Shadrach, Meshach and Abednego getting thrown into the fire. Sampson chained to the temple pillar. Daniel in the lions den. all famous stories we learned in Sunday school at age 5 or 6.
David and Goliath seems to be the Bible Story everybody knows.
That not everyone in the world went to aceplace57s’ Sunday school or any Sunday school at all.
Speaking of quarters, I had a friend who kept looking for a US bicentennial quarter that had her birth year (1969).
The woman who sits behind me at work had no idea who Samson & Delilah were.
A sadly disturbing number of college-aged people seem never to have seen Young Frankenstein, Blazing Saddles or Monty Python and the Holy Grail. What were their parents thinking???
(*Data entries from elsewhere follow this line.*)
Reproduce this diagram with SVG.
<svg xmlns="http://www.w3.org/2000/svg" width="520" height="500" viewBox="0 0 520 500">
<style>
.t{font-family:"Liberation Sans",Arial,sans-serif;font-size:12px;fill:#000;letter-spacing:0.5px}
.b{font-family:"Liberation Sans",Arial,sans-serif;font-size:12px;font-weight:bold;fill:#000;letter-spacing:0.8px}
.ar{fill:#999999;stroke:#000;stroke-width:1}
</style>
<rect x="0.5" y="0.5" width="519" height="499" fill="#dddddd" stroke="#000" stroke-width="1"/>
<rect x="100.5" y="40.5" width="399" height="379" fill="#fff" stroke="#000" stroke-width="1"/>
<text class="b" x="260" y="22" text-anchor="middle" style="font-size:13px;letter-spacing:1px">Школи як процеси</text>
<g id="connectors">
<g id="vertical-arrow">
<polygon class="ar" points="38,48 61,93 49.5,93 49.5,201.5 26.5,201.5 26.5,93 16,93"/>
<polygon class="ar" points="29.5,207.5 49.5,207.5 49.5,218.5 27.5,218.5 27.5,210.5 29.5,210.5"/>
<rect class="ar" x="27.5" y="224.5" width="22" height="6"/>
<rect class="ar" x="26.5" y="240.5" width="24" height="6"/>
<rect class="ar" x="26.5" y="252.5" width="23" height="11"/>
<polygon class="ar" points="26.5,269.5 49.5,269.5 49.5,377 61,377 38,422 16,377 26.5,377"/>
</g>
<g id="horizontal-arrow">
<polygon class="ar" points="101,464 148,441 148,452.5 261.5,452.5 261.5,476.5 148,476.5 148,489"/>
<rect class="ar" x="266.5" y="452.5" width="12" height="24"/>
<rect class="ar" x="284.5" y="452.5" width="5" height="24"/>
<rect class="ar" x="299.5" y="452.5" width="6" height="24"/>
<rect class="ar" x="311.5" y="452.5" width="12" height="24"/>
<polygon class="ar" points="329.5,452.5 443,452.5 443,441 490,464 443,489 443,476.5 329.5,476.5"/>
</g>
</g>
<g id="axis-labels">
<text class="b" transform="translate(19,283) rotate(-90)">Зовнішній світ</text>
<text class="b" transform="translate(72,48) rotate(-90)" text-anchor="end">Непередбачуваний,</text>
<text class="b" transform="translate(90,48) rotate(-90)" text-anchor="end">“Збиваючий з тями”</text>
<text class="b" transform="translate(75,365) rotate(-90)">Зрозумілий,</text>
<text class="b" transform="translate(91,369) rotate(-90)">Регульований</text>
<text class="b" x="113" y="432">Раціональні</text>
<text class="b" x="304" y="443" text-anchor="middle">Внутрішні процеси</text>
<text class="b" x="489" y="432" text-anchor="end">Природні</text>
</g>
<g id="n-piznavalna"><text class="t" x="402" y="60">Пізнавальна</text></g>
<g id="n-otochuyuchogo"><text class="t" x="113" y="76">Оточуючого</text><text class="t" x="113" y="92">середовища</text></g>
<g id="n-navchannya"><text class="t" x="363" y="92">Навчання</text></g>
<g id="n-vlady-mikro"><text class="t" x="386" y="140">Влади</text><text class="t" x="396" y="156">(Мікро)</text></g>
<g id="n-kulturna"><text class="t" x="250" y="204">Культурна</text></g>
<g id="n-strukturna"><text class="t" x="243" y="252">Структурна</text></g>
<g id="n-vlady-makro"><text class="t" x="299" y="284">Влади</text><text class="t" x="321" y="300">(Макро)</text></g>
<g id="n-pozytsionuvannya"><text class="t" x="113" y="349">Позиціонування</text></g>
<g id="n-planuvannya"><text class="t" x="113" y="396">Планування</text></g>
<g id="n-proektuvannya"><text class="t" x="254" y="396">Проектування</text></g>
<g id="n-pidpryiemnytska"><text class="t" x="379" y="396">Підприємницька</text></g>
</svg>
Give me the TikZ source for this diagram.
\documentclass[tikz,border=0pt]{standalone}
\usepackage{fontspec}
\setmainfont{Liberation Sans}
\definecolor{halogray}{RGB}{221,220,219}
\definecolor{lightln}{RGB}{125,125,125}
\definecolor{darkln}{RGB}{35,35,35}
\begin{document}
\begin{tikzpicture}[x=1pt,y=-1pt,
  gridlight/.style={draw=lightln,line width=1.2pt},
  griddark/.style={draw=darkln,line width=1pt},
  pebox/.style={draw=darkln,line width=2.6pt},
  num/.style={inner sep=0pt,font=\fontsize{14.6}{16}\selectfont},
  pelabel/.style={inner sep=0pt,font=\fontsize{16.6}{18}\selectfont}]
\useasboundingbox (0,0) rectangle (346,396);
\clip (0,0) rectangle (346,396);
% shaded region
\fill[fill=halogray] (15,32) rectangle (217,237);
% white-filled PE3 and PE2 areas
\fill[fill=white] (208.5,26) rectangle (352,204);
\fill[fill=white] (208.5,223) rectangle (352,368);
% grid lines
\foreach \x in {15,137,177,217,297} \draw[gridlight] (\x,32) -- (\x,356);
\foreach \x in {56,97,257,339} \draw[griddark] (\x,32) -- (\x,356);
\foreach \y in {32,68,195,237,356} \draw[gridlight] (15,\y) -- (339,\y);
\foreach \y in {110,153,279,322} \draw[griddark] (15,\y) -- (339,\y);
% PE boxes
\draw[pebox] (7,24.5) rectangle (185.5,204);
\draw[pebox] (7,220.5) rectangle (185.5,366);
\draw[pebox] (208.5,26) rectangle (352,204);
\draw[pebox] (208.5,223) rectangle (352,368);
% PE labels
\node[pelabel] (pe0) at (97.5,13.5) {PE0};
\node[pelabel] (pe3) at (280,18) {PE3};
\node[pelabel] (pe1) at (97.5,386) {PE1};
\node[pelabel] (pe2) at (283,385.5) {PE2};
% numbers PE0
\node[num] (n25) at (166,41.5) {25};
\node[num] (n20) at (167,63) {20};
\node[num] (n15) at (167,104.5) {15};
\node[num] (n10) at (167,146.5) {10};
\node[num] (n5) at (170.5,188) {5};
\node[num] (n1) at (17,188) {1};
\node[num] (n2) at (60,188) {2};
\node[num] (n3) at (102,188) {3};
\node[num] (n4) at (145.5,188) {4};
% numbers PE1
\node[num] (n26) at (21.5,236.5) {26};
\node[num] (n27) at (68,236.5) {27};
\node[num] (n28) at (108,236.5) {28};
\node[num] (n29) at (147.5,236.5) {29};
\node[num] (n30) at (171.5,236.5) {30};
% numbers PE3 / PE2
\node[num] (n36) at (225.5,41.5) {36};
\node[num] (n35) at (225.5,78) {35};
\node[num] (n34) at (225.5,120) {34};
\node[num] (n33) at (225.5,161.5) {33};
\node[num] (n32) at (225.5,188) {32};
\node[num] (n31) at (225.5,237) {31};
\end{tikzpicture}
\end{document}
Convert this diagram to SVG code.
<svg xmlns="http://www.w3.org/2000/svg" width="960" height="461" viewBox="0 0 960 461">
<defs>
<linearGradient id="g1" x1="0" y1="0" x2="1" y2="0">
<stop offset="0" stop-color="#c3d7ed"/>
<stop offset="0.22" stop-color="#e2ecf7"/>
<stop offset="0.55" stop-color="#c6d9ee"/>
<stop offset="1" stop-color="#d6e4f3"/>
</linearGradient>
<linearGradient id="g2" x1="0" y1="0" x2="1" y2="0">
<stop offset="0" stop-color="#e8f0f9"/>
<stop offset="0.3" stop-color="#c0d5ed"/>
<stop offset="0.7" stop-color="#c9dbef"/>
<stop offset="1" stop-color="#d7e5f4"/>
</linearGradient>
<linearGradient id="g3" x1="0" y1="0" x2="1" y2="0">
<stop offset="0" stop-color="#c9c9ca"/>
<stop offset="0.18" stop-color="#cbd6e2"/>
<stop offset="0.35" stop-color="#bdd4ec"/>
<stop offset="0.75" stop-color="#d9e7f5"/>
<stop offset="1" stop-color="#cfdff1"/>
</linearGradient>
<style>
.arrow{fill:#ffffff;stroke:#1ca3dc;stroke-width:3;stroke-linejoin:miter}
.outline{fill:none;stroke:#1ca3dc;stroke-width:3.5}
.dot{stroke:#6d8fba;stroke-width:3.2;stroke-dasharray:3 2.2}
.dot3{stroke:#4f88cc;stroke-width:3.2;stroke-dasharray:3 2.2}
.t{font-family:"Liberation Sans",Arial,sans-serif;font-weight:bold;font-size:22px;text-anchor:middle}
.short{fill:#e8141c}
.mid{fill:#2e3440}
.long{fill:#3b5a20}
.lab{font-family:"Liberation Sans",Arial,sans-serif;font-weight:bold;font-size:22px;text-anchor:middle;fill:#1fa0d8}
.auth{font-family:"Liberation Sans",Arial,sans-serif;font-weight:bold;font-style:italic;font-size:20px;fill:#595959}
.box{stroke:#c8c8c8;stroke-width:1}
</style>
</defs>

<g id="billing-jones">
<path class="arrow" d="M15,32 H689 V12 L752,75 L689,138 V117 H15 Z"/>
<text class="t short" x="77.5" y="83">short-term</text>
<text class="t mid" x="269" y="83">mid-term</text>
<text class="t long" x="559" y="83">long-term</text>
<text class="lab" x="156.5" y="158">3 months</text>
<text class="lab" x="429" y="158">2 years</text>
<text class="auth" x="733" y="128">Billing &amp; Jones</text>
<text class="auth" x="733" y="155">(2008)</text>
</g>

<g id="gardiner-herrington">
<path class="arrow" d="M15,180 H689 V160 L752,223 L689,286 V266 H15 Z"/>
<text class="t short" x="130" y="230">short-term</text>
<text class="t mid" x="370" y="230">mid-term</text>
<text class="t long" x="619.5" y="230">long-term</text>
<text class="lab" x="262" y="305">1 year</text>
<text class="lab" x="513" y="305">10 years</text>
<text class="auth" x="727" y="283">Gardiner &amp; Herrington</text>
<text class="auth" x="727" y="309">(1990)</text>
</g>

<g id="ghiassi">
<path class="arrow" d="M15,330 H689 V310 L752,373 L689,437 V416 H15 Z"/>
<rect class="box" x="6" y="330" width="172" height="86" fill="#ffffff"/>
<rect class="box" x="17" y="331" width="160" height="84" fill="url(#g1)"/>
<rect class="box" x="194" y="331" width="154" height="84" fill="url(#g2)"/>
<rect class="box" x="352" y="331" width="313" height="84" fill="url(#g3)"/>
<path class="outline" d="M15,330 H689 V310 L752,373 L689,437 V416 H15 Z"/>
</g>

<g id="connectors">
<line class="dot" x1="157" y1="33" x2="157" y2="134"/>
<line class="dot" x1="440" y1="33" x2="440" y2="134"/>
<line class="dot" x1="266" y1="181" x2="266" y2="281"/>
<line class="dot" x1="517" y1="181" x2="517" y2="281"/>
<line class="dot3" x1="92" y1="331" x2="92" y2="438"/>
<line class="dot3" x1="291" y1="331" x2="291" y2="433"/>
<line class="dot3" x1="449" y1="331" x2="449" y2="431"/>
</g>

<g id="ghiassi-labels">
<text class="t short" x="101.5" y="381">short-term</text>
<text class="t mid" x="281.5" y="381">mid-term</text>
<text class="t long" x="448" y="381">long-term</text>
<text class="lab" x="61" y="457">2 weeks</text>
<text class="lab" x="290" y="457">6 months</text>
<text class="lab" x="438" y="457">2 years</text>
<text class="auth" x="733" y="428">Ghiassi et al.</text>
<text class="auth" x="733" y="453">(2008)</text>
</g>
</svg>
I can think of at least one other.
Maybe they were thinking, “Well, just because I liked it doesn’t make it some sort of cultural absolute, and I’ll just let them develop their own tastes. After all, if my parents had done the same and made me watch 40 year old media when I’d been growing up, I’d have been rolling my eyes through being forced to sit through Daredevils of the West and Junior G-Men of the Air as some sort of hallowed cultural rite of passage”. Because that’s what I was thinking.
The story of Joe the little retarded boy that learned the lesson of kindness by taking candy from strangers?
Or, you know, 57.
No wait, he must think there are 60. Visited 57, has 1 left to go, and wasn’t allowed to visit 2.
Denver is “The Mile High City” and Coors Field has a line of seats designating exactly where the mile-high point is. Seems like a pretty reasonable assumption to me.
I’ve been amazed at the number of smart, well-educated people who believe that in the real world dropped balls of the same size will fall at the same rate, regardless of their weight.
They contend that Galileo proved this by dropping objects from the Leaning Tower of Pisa.
My cousin came to visit me one day and brought her kids. I was absolutely appalled that the youngest, then five years old, had never heard of Bugs Bunny. I told her mother that was practically child abuse, and the little girl and I spent the next hour watching Bugs Bunny, Yosemite Sam, and Elmer Fudd. Good times!
FYI, she loved the cartoons, and I loved having an excuse to relive that part of my childhood.
I also had to introduce them to The Three Stooges at one point. At first, they all groaned about it being in black and white. I said to give it a little bit. It didn’t take long before they were all practically on the floor laughing.
Slapstick humor is pretty much timeless.
I didn’t realize that others would actually think or expect that everyone should know everything judging by their condescending responses throughout internet forums everywhere as if other people are stupid for not knowing something specific about any particular thing. We are all ignorant of something, even mundane or “common” knowledge things…I mistakingly thought everyone was aware of that fact.
This is the internet; where would we be if we didn’t pretend our own tiny garden was the whole forest?